As climate commitments tighten and restoration targets expand, the question is not simply how many hectares are planted, but where forests grow reliably – and under what institutional conditions.
Representation as Environmental Governance
Elections rarely appear in discussions of forest policy. Yet closely contested state assembly elections reveal a clear pattern: where women narrowly win against male candidates, forest cover grows faster in subsequent years. In extremely close mixed-gender elections, the outcome is often shaped by small, contingent factors rather than systematic differences between constituencies. Comparing such razor-thin contests allows a credible estimate of the effect of legislator gender.
The effect is most visible in constituencies reserved for Scheduled Castes (SCs) and Scheduled Tribes (STs). In these seats, annual forest cover rises by roughly 6 percentage points following the election of a woman legislator.
Outside reserved constituencies, no comparable short-run effect appears. However, when forest growth is measured over an entire electoral cycle, gains accumulate even in unreserved seats under female leadership. The annual impact is concentrated in reserved constituencies; the longer-term effect is more diffuse.
The implication is not that gender determines environmental outcomes everywhere. Rather, under specific institutional conditions, leadership composition shapes measurable differences in forest cover expansion.
Uneven Gains Across the Landscape
The geography of forest expansion is uneven. The gains associated with women legislators are concentrated in constituencies that began the period with relatively sparse forest cover. Where restoration margins remain wide, forest growth responds most strongly.
In already densely forested constituencies, no comparable expansion effect appears. In some cases, growth is lower. This concentration of gains in initially sparsely forested constituencies suggests that effects are strongest where scope for expansion remains. These are areas where ecological vulnerability intersects with institutional arrangements capable of enabling regeneration.
Possible Mechanism: Overlapping Identities
Since gains in forest conservation are concentrated in women-led constituencies reserved for historically marginalized communities, it is evident that both gender and caste/tribe identity appear to play a crucial role in shaping environmental conservation. In India, women and girls are often responsible for collecting fuel and water for household consumption, and depend heavily on natural resources and forest produce. Forest degradation can therefore increase the time required to obtain these basic necessities. Moreover, during adverse climatic shocks, caregiving responsibilities frequently fall on women and girls. In this context, women may place greater importance on environmental conservation. This pattern is also reflected in the prominent role women have played in environmental movements in the past, such as the Chipko Movement.
Individuals from marginalised communities often face the additional constraint of limited resources to adapt to environmental degradation and climate shocks. Female politicians from these communities may therefore be particularly aware of the challenges faced by women and girls in their constituencies. This awareness can translate into stronger emphasis on environmental conservation in their political priorities.

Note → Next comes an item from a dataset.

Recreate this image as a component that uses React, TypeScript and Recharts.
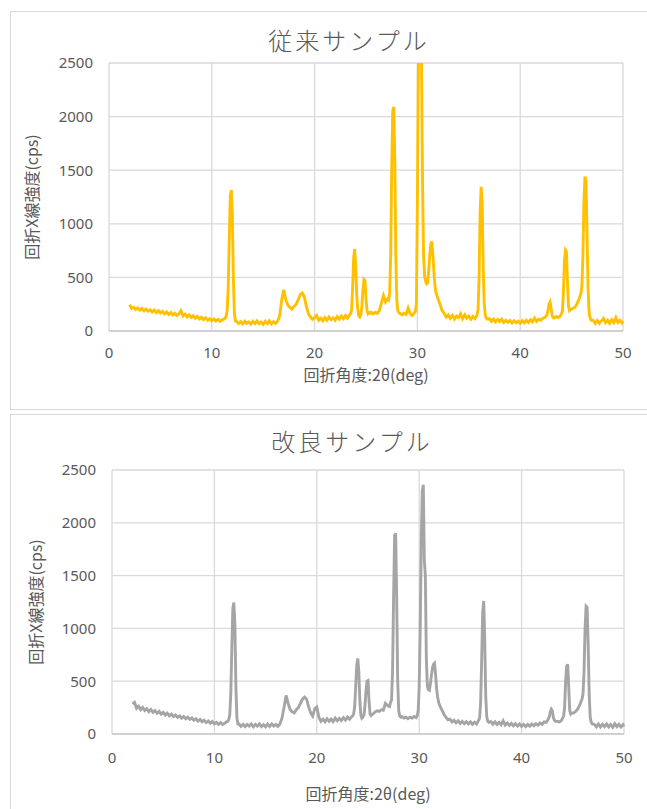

The Carbon Scale of Local Leadership
The magnitude of these changes becomes clearer when translated into carbon terms.
A typical assembly constituency covers roughly 200 square kilometres. With roughly 12 percent forest cover, this implies around 2,400 hectares under forest. Tropical forests can sequester up to 11 tonnes of carbon dioxide per hectare annually.
A 6 percentage point acceleration in forest growth could therefore correspond to roughly 1,500 to 1,600 additional tonnes of carbon dioxide sequestered each year. For perspective, average per capita annual consumption-based emissions in India during the period were about 1.2 tonnes.
This implies that the estimated reforestation offsets the carbon dioxide emissions of approximately 1,300 individuals. With India’s population at roughly 1.4 billion and about 4,120 constituencies, the average constituency contains around 340,000 people. The estimated reforestation therefore mitigates roughly 0.4 percent of the annual carbon dioxide emissions of an average constituency.
These calculations are illustrative. Yet they show that local political outcomes can carry climate consequences that extend beyond individual-level emissions. In other words, what appears to be a small electoral margin can translate into climate-relevant differences at scale.
Differentiated Forest Governance is Now Unavoidable
As India moves toward implementing one-third reservation for women in state assemblies, the design of political representation becomes increasingly intertwined with climate policy. It is also important to note that this law incorporates reservations for politicians from Scheduled Caste and Scheduled Tribe communities within the broader framework of women’s reservation in Parliament and state legislatures. This institutional design is particularly significant in light of the evidence on representation and forest governance.
Forest regeneration will depend not only on budgets, technology, and monitoring systems, but also on who occupies legislative office and how long-term environmental investments are prioritised. Ultimately, the trajectory of India’s forests will be shaped not only by policy plans, but by the nature of political representation and the individuals who govern.